ECLI:NL:CRVB:2006:AV0578
Centrale Raad van Beroep
- Hoger beroep
- K.J.S. Spaas
- M.C. Bruning
- F.A.M. Stroink
- Rechtspraak.nl
Hoger beroep tegen niet-ontvankelijk verklaring bezwaar WAO-uitkering
In deze zaak gaat het om een hoger beroep ingesteld door appellante tegen een uitspraak van de rechtbank Amsterdam van 17 november 2004, waarin het beroep van appellante tegen een besluit van de Raad van bestuur van het Uitvoeringsinstituut werknemersverzekeringen (Uwv) ongegrond werd verklaard. Appellante had bezwaar gemaakt tegen een besluit van 25 maart 2002, waarbij een WAO-uitkering was toegekend aan een werkneemster van appellante. Het bezwaar werd door gedaagde niet-ontvankelijk verklaard, omdat appellante de wettelijke vereisten voor het indienen van het bezwaarschrift niet had nageleefd en de verzuimen niet binnen de gestelde termijn had hersteld.

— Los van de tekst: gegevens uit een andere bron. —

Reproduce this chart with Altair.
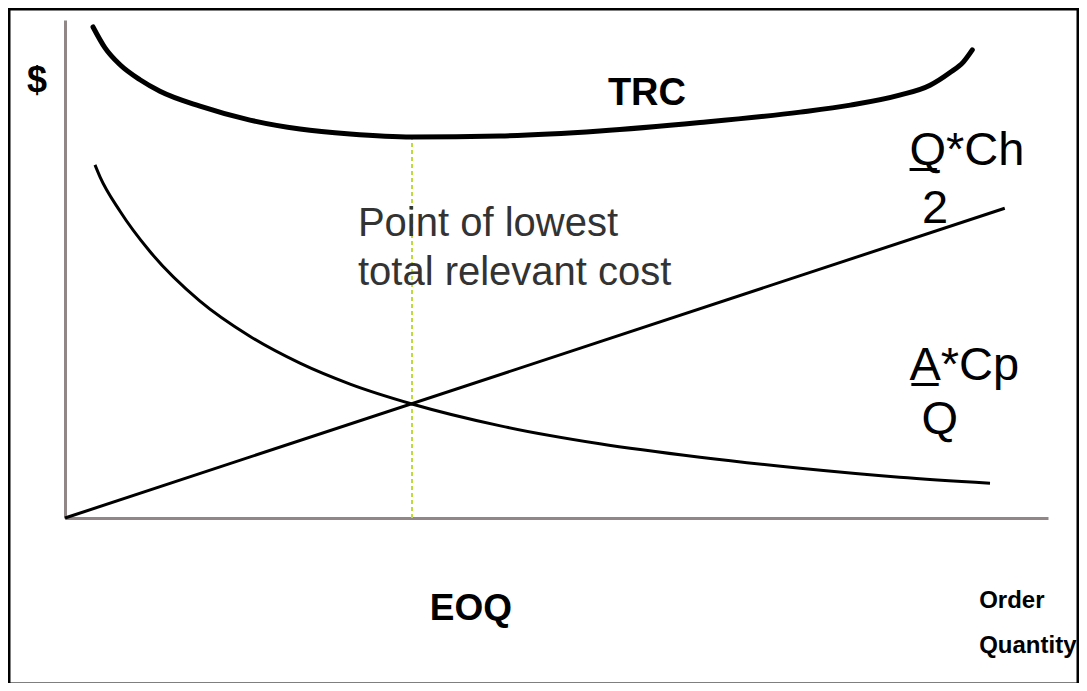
import altair as alt
import pandas as pd

# ---- data (x: 0-100 order quantity, y: 0-100 $) ----
trc_x = [2.85, 4.07, 5.6, 7.63, 9.66, 13.73, 18.82, 23.9, 29.0, 35.3, 44.25, 54.4, 64.6, 74.8, 79.9, 84.9, 88.0, 90.0, 91.4, 92.3]
trc_y = [98.6, 94.4, 91.0, 88.0, 85.7, 82.7, 79.9, 78.1, 77.1, 76.5, 76.7, 77.7, 79.4, 81.5, 82.9, 84.9, 86.9, 89.4, 91.6, 94.0]

order_x = [3.05, 3.56, 5.6, 8.6, 13.7, 18.8, 23.9, 29.0, 35.3, 44.3, 54.4, 64.6, 74.8, 84.9, 94.1]
order_y = [70.9, 68.5, 61.6, 53.6, 43.6, 36.5, 31.1, 26.9, 22.9, 18.5, 14.9, 12.2, 10.0, 8.2, 7.0]

hold_x = [0.0, 95.6]
hold_y = [0.0, 62.2]

eoq_x = 35.3
trc_min = 76.5

# annotation labels: text, x, y
labels_bold_center = [("$", -2.85, 85.5, 36), ("TRC", 59.2, 82.9, 38), ("EOQ", 41.3, -20.5, 37)]
labels_note = [("Point of lowest", 29.8, 56.6), ("total relevant cost", 29.8, 46.8)]
labels_formula_left = [("Q\u0332*Ch", 85.9, 70.9), ("A\u0332*Cp", 85.9, 27.7)]
labels_formula_center = [("2", 88.5, 59.2), ("Q", 89.0, 16.9)]
labels_axis = [("Order", 93.0, -18.1), ("Quantity", 93.0, -27.2)]

FONT = "Liberation Sans, Arial, sans-serif"

xs = alt.Scale(domain=[0, 100], nice=False, zero=False)
ys = alt.Scale(domain=[0, 100], nice=False, zero=False)
AX = dict(title=None, labels=False, ticks=False, grid=False, domainColor="#918787", domainWidth=3)
X = lambda f="x": alt.X(f"{f}:Q", scale=xs, axis=alt.Axis(**AX))
Y = lambda f="y": alt.Y(f"{f}:Q", scale=ys, axis=alt.Axis(**AX))

trc_df = pd.DataFrame({"x": trc_x, "y": trc_y})
ord_df = pd.DataFrame({"x": order_x, "y": order_y})
hold_df = pd.DataFrame({"x": hold_x, "y": hold_y})

guide = alt.Chart(pd.DataFrame({"x": [eoq_x], "y": [0], "y2": [trc_min]})).mark_rule(
    color="#bcdc3c", strokeWidth=2, strokeDash=[4, 3]
).encode(x=X(), y=Y(), y2="y2:Q")

trc = alt.Chart(trc_df).mark_line(color="black", strokeWidth=5, interpolate="monotone", strokeCap="round").encode(
    x=X(), y=Y(), order="x:Q")
ordc = alt.Chart(ord_df).mark_line(color="black", strokeWidth=3, interpolate="monotone").encode(
    x=X(), y=Y(), order="x:Q")
hold = alt.Chart(hold_df).mark_line(color="black", strokeWidth=3).encode(x=X(), y=Y())

layers = [guide, ordc, hold, trc]

for t, x, y, s in labels_bold_center:
    layers.append(alt.Chart(pd.DataFrame({"t": [t], "x": [x], "y": [y]})).mark_text(
        font=FONT, fontWeight="bold", fontSize=s, align="center", baseline="alphabetic", color="black"
    ).encode(x=X(), y=Y(), text="t:N"))

note_df = pd.DataFrame(labels_note, columns=["t", "x", "y"])
layers.append(alt.Chart(note_df).mark_text(
    font=FONT, fontSize=40, align="left", baseline="alphabetic", color="#333333"
).encode(x=X(), y=Y(), text="t:N"))

fl_df = pd.DataFrame(labels_formula_left, columns=["t", "x", "y"])
layers.append(alt.Chart(fl_df).mark_text(
    font=FONT, fontSize=47, align="left", baseline="alphabetic", color="black"
).encode(x=X(), y=Y(), text="t:N"))

fc_df = pd.DataFrame(labels_formula_center, columns=["t", "x", "y"])
layers.append(alt.Chart(fc_df).mark_text(
    font=FONT, fontSize=47, align="center", baseline="alphabetic", color="black"
).encode(x=X(), y=Y(), text="t:N"))

ax_df = pd.DataFrame(labels_axis, columns=["t", "x", "y"])
layers.append(alt.Chart(ax_df).mark_text(
    font=FONT, fontWeight="bold", fontSize=24, align="left", baseline="alphabetic", color="black"
).encode(x=X(), y=Y(), text="t:N"))

frame = alt.Chart(pd.DataFrame({"a": [0]})).mark_rect(
    fill=None, stroke="black", strokeWidth=3
).encode(x=alt.value(-56), x2=alt.value(1013), y=alt.value(-11), y2=alt.value(664))
layers.append(frame)

chart = alt.layer(*layers).properties(
    width=983, height=498,
    autosize=alt.AutoSizeParams(type="none"),
    padding={"left": 57, "top": 12, "right": 31, "bottom": 165},
).configure(background="white", view=alt.ViewConfig(strokeWidth=0, stroke="transparent"))

chart.save("out.html", embed_options={"renderer": "svg", "actions": False})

Tijdens de zitting op 4 oktober 2005 was appellante niet aanwezig, maar gedaagde was vertegenwoordigd door mr. E.F. de Roy van Zuijdewijn. Na deze zitting werd het onderzoek heropend, omdat bleek dat het onderzoek niet volledig was geweest. Bij de tweede zitting op 6 december 2005 was de directeur van appellante aanwezig, terwijl gedaagde zich niet liet vertegenwoordigen.

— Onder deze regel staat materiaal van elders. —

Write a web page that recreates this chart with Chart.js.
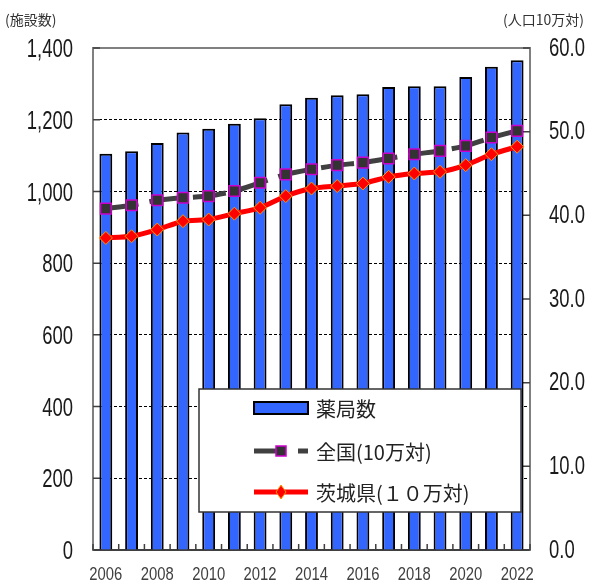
<!DOCTYPE html>
<html lang="ja">
<head>
<meta charset="utf-8">
<title>薬局数の推移</title>
<script src="https://cdn.jsdelivr.net/npm/chart.js@4.4.0/dist/chart.umd.min.js"></script>
<style>
    html, body { margin: 0; padding: 0; background: #fff; }
    #wrap { position: relative; width: 590px; height: 583px; }
</style>
</head>
<body>
<div id="wrap"><canvas id="pharmacy-chart"></canvas></div>
<script>
// data
var years = ['2006', '2007', '2008', '2009', '2010', '2011', '2012', '2013', '2014',
    '2015', '2016', '2017', '2018', '2019', '2020', '2021', '2022'];
var pharmacyCount = [1105, 1112, 1135, 1164, 1175, 1189, 1204, 1243, 1261,
    1268, 1271, 1291, 1293, 1293, 1319, 1348, 1366];
var nationalPer100k = [40.8, 41.2, 41.8, 42.1, 42.3, 42.9, 43.9, 44.9, 45.5,
    46.0, 46.3, 46.8, 47.3, 47.7, 48.3, 49.3, 50.1];
var ibarakiPer100k = [37.3, 37.5, 38.3, 39.3, 39.5, 40.2, 40.9, 42.3, 43.2,
    43.5, 43.8, 44.6, 45.0, 45.2, 46.0, 47.3, 48.2];
var leftTicks = [0, 200, 400, 600, 800, 1000, 1200, 1400];
var rightTicks = [0, 10, 20, 30, 40, 50, 60];

var sansFont = "'Liberation Sans', Arial, sans-serif";
var jpFont = "'Noto Sans CJK JP', 'Noto Sans', sans-serif";

// narrow look: no condensed face is installed, so squeeze the regular one
function narrowText(ctx, text, x, y, align, size, squeeze, color) {
    ctx.save();
    ctx.font = size + 'px ' + sansFont;
    ctx.fillStyle = color;
    ctx.textBaseline = 'middle';
    ctx.textAlign = align;
    ctx.translate(x, y);
    ctx.scale(squeeze, 1);
    ctx.fillText(text, 0, 0);
    ctx.restore();
}

document.addEventListener("DOMContentLoaded", function () {

    // border on top + inward tick marks
    var frame = {
        id: 'frame',
        beforeDatasetsDraw: function (chart) {
            var ctx = chart.ctx, a = chart.chartArea;
            var sx = chart.scales.x, sy = chart.scales.y, sy1 = chart.scales.y1;
            ctx.save();
            ctx.strokeStyle = '#808080';
            ctx.lineWidth = 2;
            ctx.beginPath();
            ctx.moveTo(a.left - 1, a.top);
            ctx.lineTo(a.right + 1, a.top);
            ctx.stroke();

            ctx.strokeStyle = '#404040';
            ctx.lineWidth = 1.5;
            ctx.beginPath();
            sy.ticks.forEach(function (t) {
                var p = sy.getPixelForValue(t.value);
                ctx.moveTo(a.left, p);
                ctx.lineTo(a.left + 7, p);
            });
            sy1.ticks.forEach(function (t) {
                var p = sy1.getPixelForValue(t.value);
                ctx.moveTo(a.right - 7, p);
                ctx.lineTo(a.right, p);
            });
            var step = sx.getPixelForValue(1) - sx.getPixelForValue(0);
            for (var i = 0; i <= years.length; i++) {
                var px = sx.getPixelForValue(0) - step / 2 + i * step;
                ctx.moveTo(px, a.bottom);
                ctx.lineTo(px, a.bottom - 6);
            }
            ctx.stroke();
            ctx.restore();
        }
    };

    // tick labels of the three axes, placed from the scales
    var tickText = {
        id: 'tickText',
        afterDraw: function (chart) {
            var ctx = chart.ctx, a = chart.chartArea;
            var sx = chart.scales.x, sy = chart.scales.y, sy1 = chart.scales.y1;
            sy.ticks.forEach(function (t) {
                narrowText(ctx, t.value.toLocaleString('en-US'), a.left - 20,
                    sy.getPixelForValue(t.value) + 2, 'right', 26, 0.71, '#1a1a1a');
            });
            sy1.ticks.forEach(function (t) {
                narrowText(ctx, t.value.toFixed(1), a.right + 19,
                    sy1.getPixelForValue(t.value) + 0.5, 'left', 26, 0.71, '#1a1a1a');
            });
            years.forEach(function (y, i) {
                if (i % 2 === 0) {
                    narrowText(ctx, y, sx.getPixelForValue(i), a.bottom + 25,
                        'center', 19, 0.78, '#404040');
                }
            });
        }
    };

    // legend box inside the plot + unit labels
    var boxLegend = {
        id: 'boxLegend',
        afterDatasetsDraw: function (chart) {
            var ctx = chart.ctx;
            var ds = chart.data.datasets;
            ctx.save();
            ctx.fillStyle = '#fff';
            ctx.fillRect(199, 389, 322, 123);
            ctx.strokeStyle = '#333';
            ctx.lineWidth = 1.5;
            ctx.strokeRect(199, 389, 322, 123);

            var sx0 = 254, sx1 = 308, mid = 281;
            var rows = [408, 451, 492];

            // bar swatch
            ctx.fillStyle = ds[0].backgroundColor;
            ctx.fillRect(sx0, rows[0] - 6, sx1 - sx0, 12);
            ctx.strokeStyle = ds[0].borderColor;
            ctx.lineWidth = 2;
            ctx.strokeRect(sx0, rows[0] - 6, sx1 - sx0, 12);

            // national line swatch
            ctx.strokeStyle = ds[1].borderColor;
            ctx.lineWidth = ds[1].borderWidth;
            ctx.setLineDash([30, 14]);
            ctx.beginPath();
            ctx.moveTo(sx0, rows[1]);
            ctx.lineTo(sx1, rows[1]);
            ctx.stroke();
            ctx.setLineDash([]);
            ctx.fillStyle = ds[1].pointBackgroundColor;
            ctx.fillRect(mid - 5, rows[1] - 5, 10, 10);
            ctx.strokeStyle = ds[1].pointBorderColor;
            ctx.lineWidth = 1.5;
            ctx.strokeRect(mid - 5, rows[1] - 5, 10, 10);

            // ibaraki line swatch
            ctx.strokeStyle = ds[2].borderColor;
            ctx.lineWidth = ds[2].borderWidth;
            ctx.beginPath();
            ctx.moveTo(sx0, rows[2]);
            ctx.lineTo(sx1, rows[2]);
            ctx.stroke();
            ctx.fillStyle = ds[2].pointBackgroundColor;
            ctx.strokeStyle = ds[2].pointBorderColor;
            ctx.lineWidth = 1;
            ctx.beginPath();
            ctx.moveTo(mid, rows[2] - 7);
            ctx.lineTo(mid + 5, rows[2]);
            ctx.lineTo(mid, rows[2] + 7);
            ctx.lineTo(mid - 5, rows[2]);
            ctx.closePath();
            ctx.fill();
            ctx.stroke();

            ctx.fillStyle = '#222';
            ctx.font = '20px ' + jpFont;
            ctx.textBaseline = 'middle';
            ctx.textAlign = 'left';
            ctx.fillText('薬局数', 316, rows[0] + 1);
            ctx.fillText('全国(10万対)', 316, rows[1] + 1);
            ctx.fillText('茨城県(１０万対)', 316, rows[2] + 1);

            ctx.font = '14px ' + jpFont;
            ctx.fillStyle = '#333';
            ctx.fillText('(施設数)', 5, 20);
            ctx.textAlign = 'right';
            ctx.fillText('(人口10万対)', 584, 20);
            ctx.restore();
        }
    };

    var ctx1 = document.getElementById('pharmacy-chart');
    if (ctx1) {
        var myChart = new Chart(ctx1.getContext('2d'), {
            type: 'bar',
            data: {
                labels: years,
                datasets: [{
                    label: '薬局数',
                    data: pharmacyCount,
                    yAxisID: 'y',
                    backgroundColor: '#3366FF',
                    borderColor: '#000',
                    borderWidth: 2,
                    barPercentage: 0.5,
                    categoryPercentage: 1,
                    order: 3
                }, {
                    type: 'line',
                    label: '全国(10万対)',
                    data: nationalPer100k,
                    yAxisID: 'y1',
                    borderColor: '#404040',
                    borderWidth: 5,
                    borderDash: [33, 11],
                    tension: 0.2,
                    pointStyle: 'rect',
                    pointRadius: 7.5,
                    pointBackgroundColor: '#333333',
                    pointBorderColor: '#CC00CC',
                    pointBorderWidth: 1.5,
                    order: 2
                }, {
                    type: 'line',
                    label: '茨城県(１０万対)',
                    data: ibarakiPer100k,
                    yAxisID: 'y1',
                    borderColor: '#FF0000',
                    borderWidth: 5,
                    tension: 0.2,
                    pointStyle: 'rectRot',
                    pointRadius: 6.5,
                    pointBackgroundColor: '#FF0000',
                    pointBorderColor: '#FF9900',
                    pointBorderWidth: 1,
                    order: 1
                }]
            },
            options: {
                responsive: true,
                maintainAspectRatio: false,
                animation: false,
                layout: { padding: { top: 48, left: 0, right: 0, bottom: 0 } },
                plugins: {
                    legend: { display: false },
                    tooltip: { enabled: false }
                },
                scales: {
                    x: {
                        offset: true,
                        grid: { display: false, drawTicks: false },
                        border: { display: true, color: '#404040', width: 2 },
                        ticks: { display: false },
                        afterFit: function (s) { s.height = 33; }
                    },
                    y: {
                        position: 'left',
                        min: 0,
                        max: 1400,
                        afterBuildTicks: function (s) {
                            s.ticks = leftTicks.map(function (v) { return { value: v }; });
                        },
                        grid: {
                            drawTicks: false,
                            lineWidth: 1,
                            color: function (c) {
                                var v = c.tick ? c.tick.value : 0;
                                return (v === 0 || v === 1400) ? 'rgba(0,0,0,0)' : '#000';
                            }
                        },
                        border: { display: true, color: '#808080', width: 2, dash: [3, 2] },
                        ticks: { display: false },
                        afterFit: function (s) { s.width = 93; }
                    },
                    y1: {
                        position: 'right',
                        min: 0,
                        max: 60,
                        afterBuildTicks: function (s) {
                            s.ticks = rightTicks.map(function (v) { return { value: v }; });
                        },
                        grid: { drawOnChartArea: false, drawTicks: false },
                        border: { display: true, color: '#808080', width: 2 },
                        ticks: { display: false },
                        afterFit: function (s) { s.width = 60; }
                    }
                }
            },
            plugins: [frame, boxLegend, tickText]
        });
    }
});
</script>
</body>
</html>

De Centrale Raad van Beroep oordeelde dat appellante zijn verzuimen niet binnen de gestelde termijn had hersteld, wat niet verschoonbaar werd geacht. De Raad concludeerde dat er geen wettelijke basis was voor een belangenafweging zoals door appellante werd voorgestaan. Het hoger beroep werd afgewezen, en de Raad oordeelde dat er geen termen aanwezig waren om toepassing te geven aan artikel 8:75 van de Algemene wet bestuursrecht, wat betreft de proceskosten.
De uitspraak werd gedaan door de Centrale Raad van Beroep, met K.J.S. Spaas als voorzitter en M.C. Bruning en F.A.M. Stroink als leden, in aanwezigheid van A.H. Hagendoorn-Huls als griffier. De uitspraak vond plaats op 17 januari 2006.